Giovanni and the Year of Tropical Convection
Lack of fundamental knowledge and practical capabilities in tropical convection leaves the global climate community disadvantaged in modeling and predicting prominent phenomena of the tropical atmosphere, such as the Intertropical Convergence Zone (ITCZ), El Niño-Southern Oscillation events (ENSO), monsoons and their active/break periods, the Madden-Julian Oscillation (MJO), subtropical stratus decks, near-surface ocean properties, tropical cyclones, and even the diurnal cycle. The Year of Tropical Convection (YOTC), a joint activity of the World Climate Research Programme (WCRP) and World Weather Research Programme (WWRP)/THORPEX, is a 2-year period (May 2008 – April 2010) of coordinated observing, modeling, and forecasting with a focus on organized tropical convection, its prediction, and predictability.
The goal of the Goddard Giovanni for YOTC project at the NASA Goddard Earth Sciences (GES) and Data Information Services Center is to facilitate NASA satellite data usage by providing a way the YOTC community can easily read, subset, visualize, access, and harmonize data from multiple space-borne sensors.

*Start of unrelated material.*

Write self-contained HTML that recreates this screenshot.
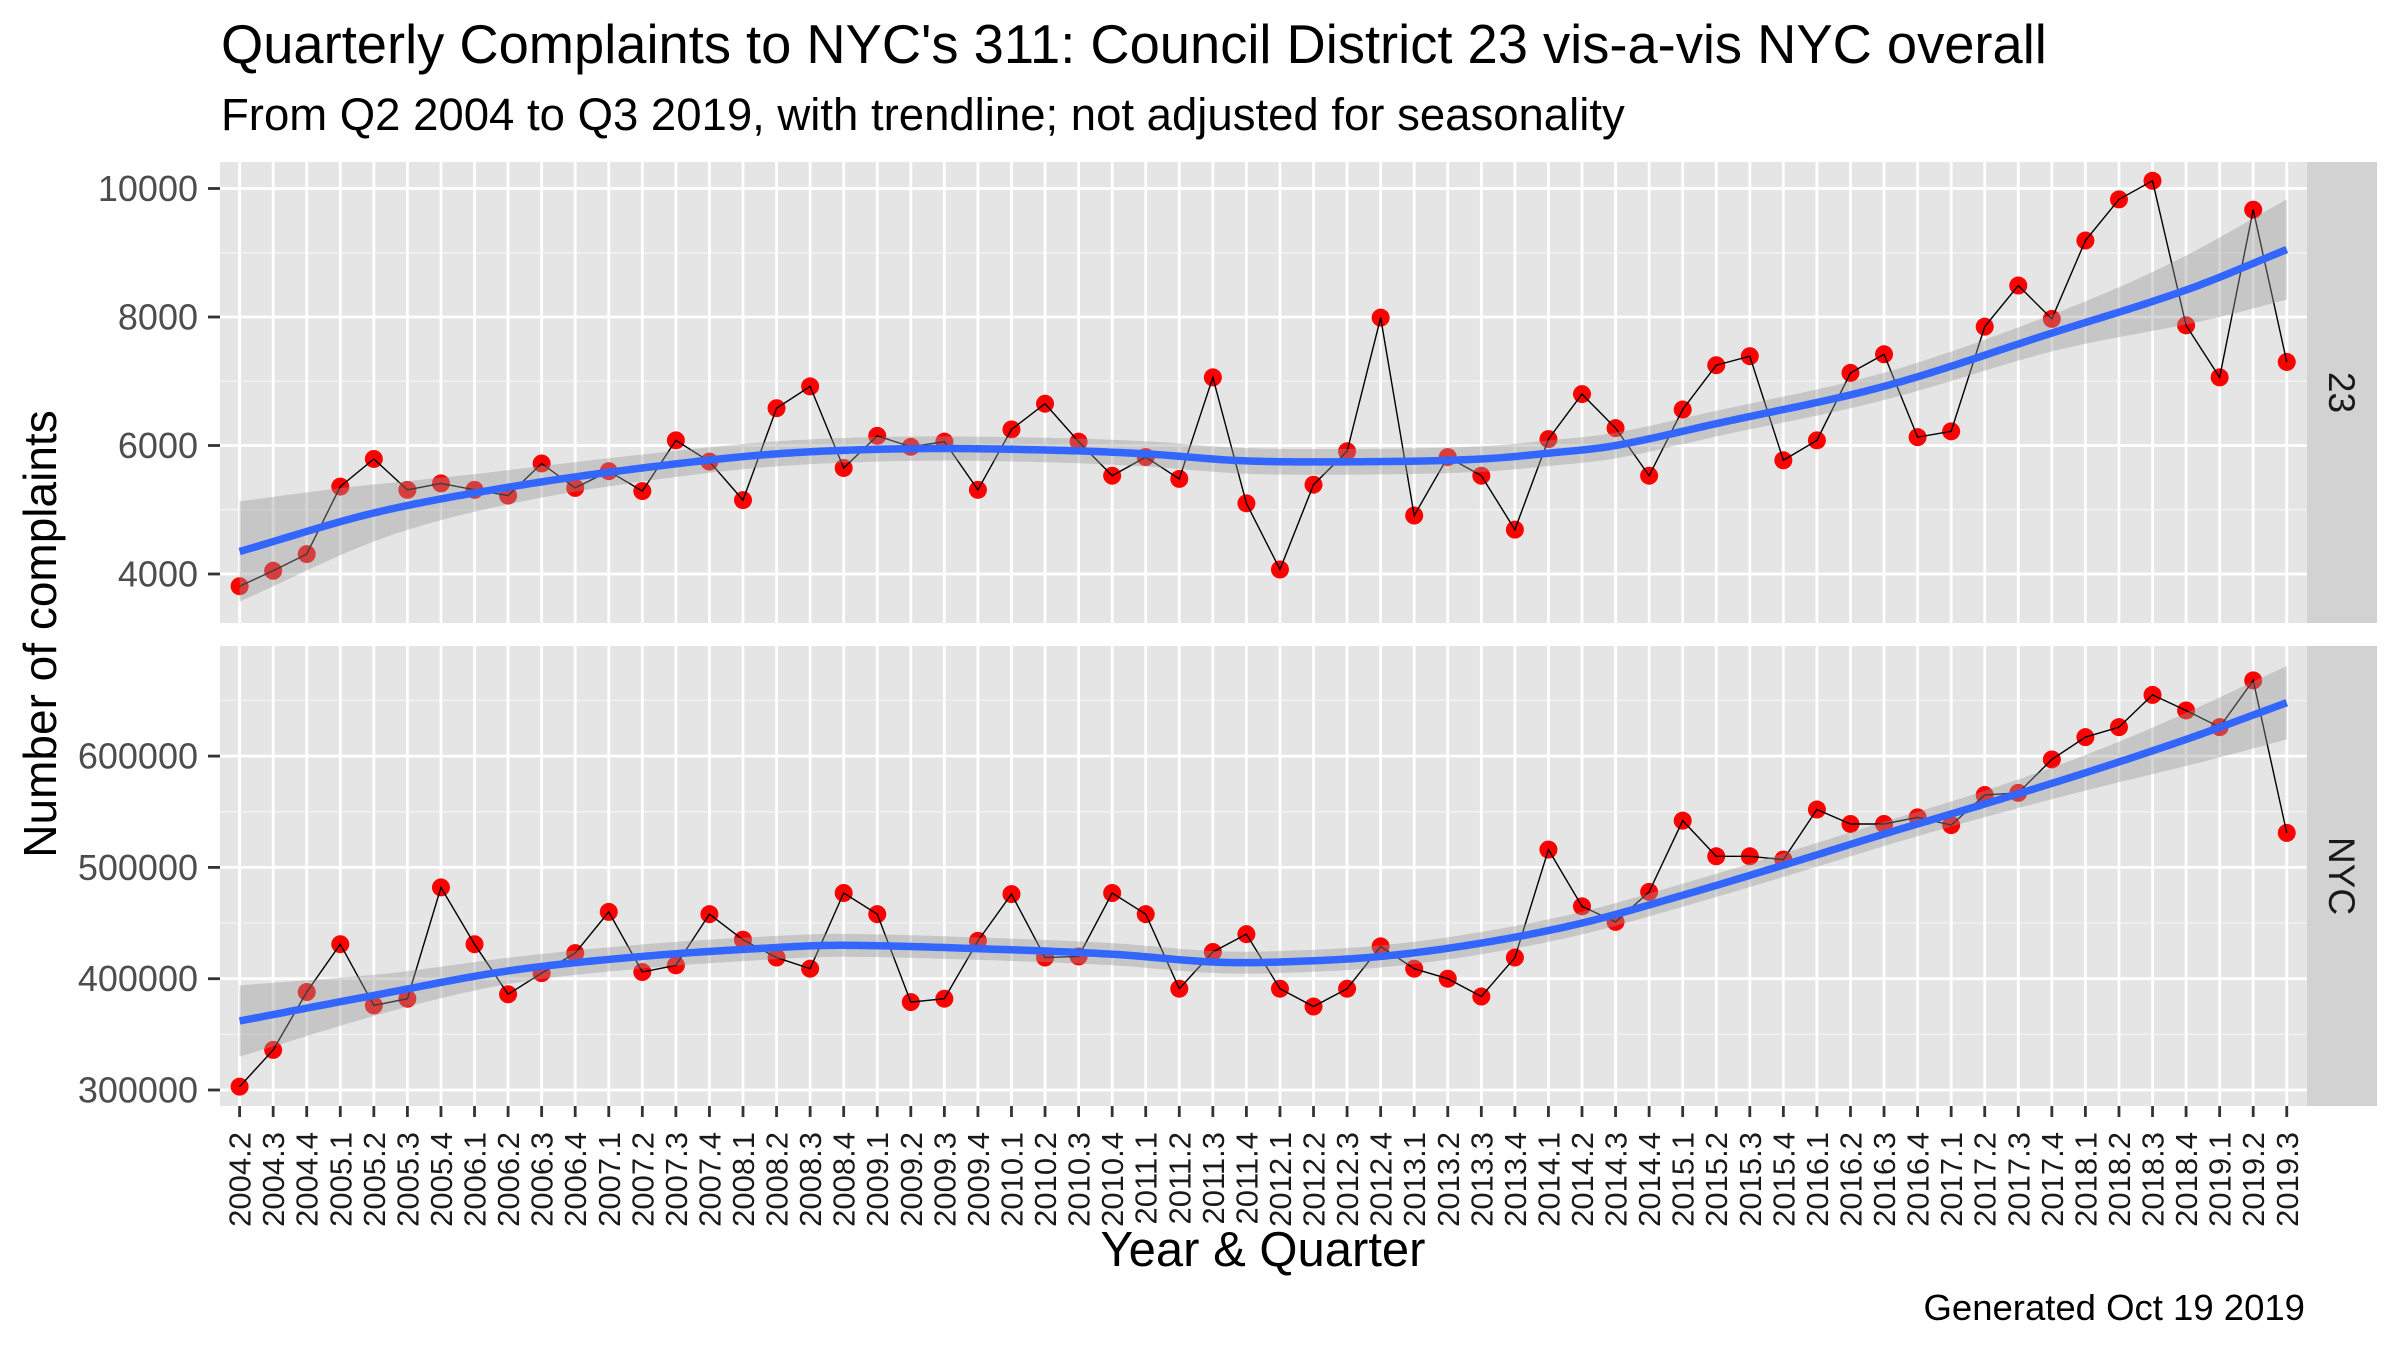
<!DOCTYPE html>
<html><head><meta charset="utf-8"><style>
html,body{margin:0;padding:0;background:#fff;}
svg{display:block;font-family:"Liberation Sans",Arial,sans-serif;}
</style></head><body>
<svg id="s" width="2400" height="1350" viewBox="0 0 2400 1350" xmlns="http://www.w3.org/2000/svg">
<text x="221" y="63" font-size="54.3" fill="#000">Quarterly Complaints to NYC's 311: Council District 23 vis-a-vis NYC overall</text>
<text x="221" y="130" font-size="45.5" fill="#000">From Q2 2004 to Q3 2019, with trendline; not adjusted for seasonality</text>
<g id="g"></g>
<text x="1263" y="1266" font-size="49" text-anchor="middle" fill="#000">Year &amp; Quarter</text>
<text transform="translate(56,634) rotate(-90)" font-size="46" text-anchor="middle" fill="#000">Number of complaints</text>
<text x="2305" y="1320" font-size="36.5" text-anchor="end" fill="#000">Generated Oct 19 2019</text>
</svg>
<script>
(function(){
const g=document.getElementById('g');
const X0=239.6,DX=33.56,PL=220,PR=2307,SR=2377;
const xs=i=>X0+i*DX;
const labels=[];
for(let y=2004;y<=2019;y++)for(let q=1;q<=4;q++){if(y==2004&&q<2)continue;if(y==2019&&q>3)continue;labels.push(y+'.'+q);}
const topD=[3810,4050,4310,5360,5790,5310,5410,5310,5220,5720,5340,5600,5290,6080,5750,5150,6580,6920,5650,6150,5980,6060,5310,6250,6650,6060,5530,5820,5480,7060,5100,4070,5390,5910,7990,4910,5820,5530,4690,6100,6800,6270,5530,6560,7250,7390,5770,6080,7130,7420,6130,6220,7850,8490,7970,9190,9830,10120,7870,7060,9670,7300];
const botD=[303,336,388,431,376,382,482,431,386,405,423,460,406,412,458,435,419,409,477,458,379,382,434,476,419,420,477,458,391,424,440,391,375,391,429,409,400,384,419,516,465,451,478,542,510,510,507,552,539,539,545,538,565,567,597,617,626,655,641,626,668,531].map(v=>v*1000);
function interp(kn,i){for(let k=0;k<kn.length-1;k++){const a=kn[k],b=kn[k+1];if(i>=a[0]&&i<=b[0]){
 const p0=kn[Math.max(0,k-1)],p3=kn[Math.min(kn.length-1,k+2)];const t=(i-a[0])/(b[0]-a[0]);
 const m1=(b[1]-p0[1])/(b[0]-p0[0])*(b[0]-a[0]),m2=(p3[1]-a[1])/(p3[0]-a[0])*(b[0]-a[0]);
 const t2=t*t,t3=t2*t;return (2*t3-3*t2+1)*a[1]+(t3-2*t2+t)*m1+(-2*t3+3*t2)*b[1]+(t3-t2)*m2;}}return kn[kn.length-1][1];}
const panels=[
 {T:162,B:623,y:v=>574-(v-4000)*0.06425,major:[4000,6000,8000,10000],minor:[3000,5000,7000,9000],data:topD,strip:'23',
  tr:[[0,4350],[4,4950],[8,5350],[12,5650],[16,5870],[20,5950],[24,5930],[27,5870],[30,5760],[34,5750],[37,5790],[39,5880],[41,6000],[44,6340],[49,6920],[54,7750],[58,8420],[61,9050]],
  hw:[[0,780],[5,380],[10,230],[20,190],[30,200],[40,200],[50,220],[55,330],[61,780]]},
 {T:646,B:1106,y:v=>1090-(v-300000)*0.001113,major:[300000,400000,500000,600000],minor:[350000,450000,550000,650000],data:botD,strip:'NYC',
  tr:[[0,362000],[4,385000],[8,407000],[12,420000],[16,428000],[18,430000],[22,427000],[26,422000],[29,415000],[31,415000],[34,420000],[37,432000],[40,450000],[43,475000],[46,502000],[49,530000],[52,557000],[55,585000],[58,615000],[61,648000]],
  hw:[[0,32000],[5,16000],[10,11000],[50,11000],[55,16000],[61,33000]]}];
let h='';
for(const p of panels){
 h+=`<rect x="${PL}" y="${p.T}" width="${PR-PL}" height="${p.B-p.T}" fill="#e5e5e5"/>`;
 h+=`<rect x="${PR}" y="${p.T}" width="${SR-PR}" height="${p.B-p.T}" fill="#d2d2d2"/>`;
 for(const v of p.minor){const y=p.y(v);if(y>p.T&&y<p.B)h+=`<line x1="${PL}" x2="${PR}" y1="${y}" y2="${y}" stroke="#f2f2f2" stroke-width="1.4"/>`;}
 for(const v of p.major){const y=p.y(v);h+=`<line x1="${PL}" x2="${PR}" y1="${y}" y2="${y}" stroke="#fff" stroke-width="2.8"/>`;
  h+=`<line x1="208" x2="220" y1="${y}" y2="${y}" stroke="#333" stroke-width="2.8"/>`;
  h+=`<text x="198" y="${y+12.5}" font-size="36" text-anchor="end" fill="#4d4d4d">${v}</text>`;}
 for(let i=0;i<62;i++)h+=`<line x1="${xs(i)}" x2="${xs(i)}" y1="${p.T}" y2="${p.B}" stroke="#fff" stroke-width="2.8"/>`;
 h+=`<text transform="translate(${(PR+SR)/2-13},${(p.T+p.B)/2}) rotate(90)" font-size="37" text-anchor="middle" fill="#1a1a1a">${p.strip}</text>`;
 let pts='';
 for(let i=0;i<62;i++){const x=xs(i),y=p.y(p.data[i]);h+=`<circle cx="${x}" cy="${y}" r="9" fill="#ff0000"/>`;pts+=`${x},${y} `;}
 h+=`<polyline points="${pts}" fill="none" stroke="#000" stroke-width="1.4"/>`;
 let up=[],lo=[],ln=[];
 for(let s=0;s<=610;s++){const i=s/10;const c=interp(p.tr,i),w=interp(p.hw,i);const x=xs(i);ln.push(`${x},${p.y(c)}`);up.push(`${x},${p.y(c+w)}`);lo.unshift(`${x},${p.y(c-w)}`);}
 h+=`<polygon points="${up.join(' ')} ${lo.join(' ')}" fill="#999" fill-opacity="0.4"/>`;
 h+=`<polyline points="${ln.join(' ')}" fill="none" stroke="#3366ff" stroke-width="7.5"/>`;
}
for(let i=0;i<62;i++){const x=xs(i);
 h+=`<line x1="${x}" x2="${x}" y1="1106" y2="1117" stroke="#333" stroke-width="2.8"/>`;
 h+=`<text transform="translate(${x+11},1132) rotate(-90)" font-size="31" text-anchor="end" fill="#1a1a1a">${labels[i]}</text>`;}
g.innerHTML=h;
})();
</script>
</body></html>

The dissemination framework for the YOTC satellite data archive is based on the Giovanni system. Giovanni is a web-based application developed by the NASA Goddard Earth Science (GES) Data and Information Service Center (DISC) that provides a simple and intuitive way to visualize, analyze, and access/download vast amounts of Earth science remote sensing data.
The YOTC page at the GES DISC is located here: http://disc.sci.gsfc.nasa.gov/YOTC
Two beta Giovanni prototypes have been released:
- YOTC-GS L3 is a web-based graphics and analysis tool to explore Level 3 data products (MODIS Terra, Aqua AIRS, AMSR-E, TRMM, etc.). Go to YOTC-GS L3!
YOTC-GS L3 contains daily mosaics of ~88 parameters ranging from cloud top temperature to aerosol optical depth, providing environmental conditions of both global and regional scales in 2 and 3 dimensions. 7 functions are available for data analysis and visualization. Users can download analysis results, original data or subsets for further analysis as well.
- YOTC-GS L2 is a web-based graphics and analysis tool to explore Level 2 data products (TRMM, AIRS, Merged IR, QuikSCAT, AMSR-E, etc.). Go to YOTC-GS L2!
YOTC-GS L2 provides an easy access to Level-2 satellite orbital data (also known as swath data). Currently there are ~14 parameters which can be viewed as atmospheric profiles, and 60 parameters in satellite swath format. With YOTC-GS L2, users can plot a profile or generate a swath map for an event displayed in the map selection area (see Figure 1).
An additional tool is the Hurricane Data Analysis Tool (HDAT: http://disc.gsfc.nasa.gov/HDAT) allowing access to 11 years of geostationary IR data, and the capability to generate customized black-and-white or false color images and animations.
Applications of YOTC-Giovanni: Madden-Julian Oscillation & African Easterly Waves
Please refer to the captions below the figures for explanation.
Figure 1. Example of a MJO event using YOTC-GS and other Giovanni tools. a) Hovmöller diagram showing an eastward propagation of precipitation; b) relative humidity time-pressure cross section map showing a dry period after the rain event; c) averaging of OLR maps showing the eastward propagation of convective clouds; d) relative humidity latitude-pressure cross section map averaged during the rain event, showing a high concentration of moisture near the surface in the south of the raining area and dry areas centered at 600 mb in both north and south of the raining area; e) accumulated rainfall maps showing the eastward propagation of precipitation; and f) overlay of the TRMM daily rainfall and the QuikSCAT streamlines showing cyclonic flows near the southern edge of the rainband.
Figure 2. Example of an African Easterly Waves (AEW) event and tropical cyclone using the YOTC-GS and other Giovanni tools. a) black/white satellite imagery from the Hurricane Data Analysis Tool (HDAT) showing Tropical Storm Josephine; b) MODIS aerosol product showing a Saharan Air Layer (SAL) is located in the north of Josephine; (c) and d) relative humidity longitude- and latitude-pressure cross section maps showing the dry SAL, respectively; e) false color satellite imagery of a) and X denotes the location of the vertical hydrometeor profiles (f) from the TRMM microwave imager.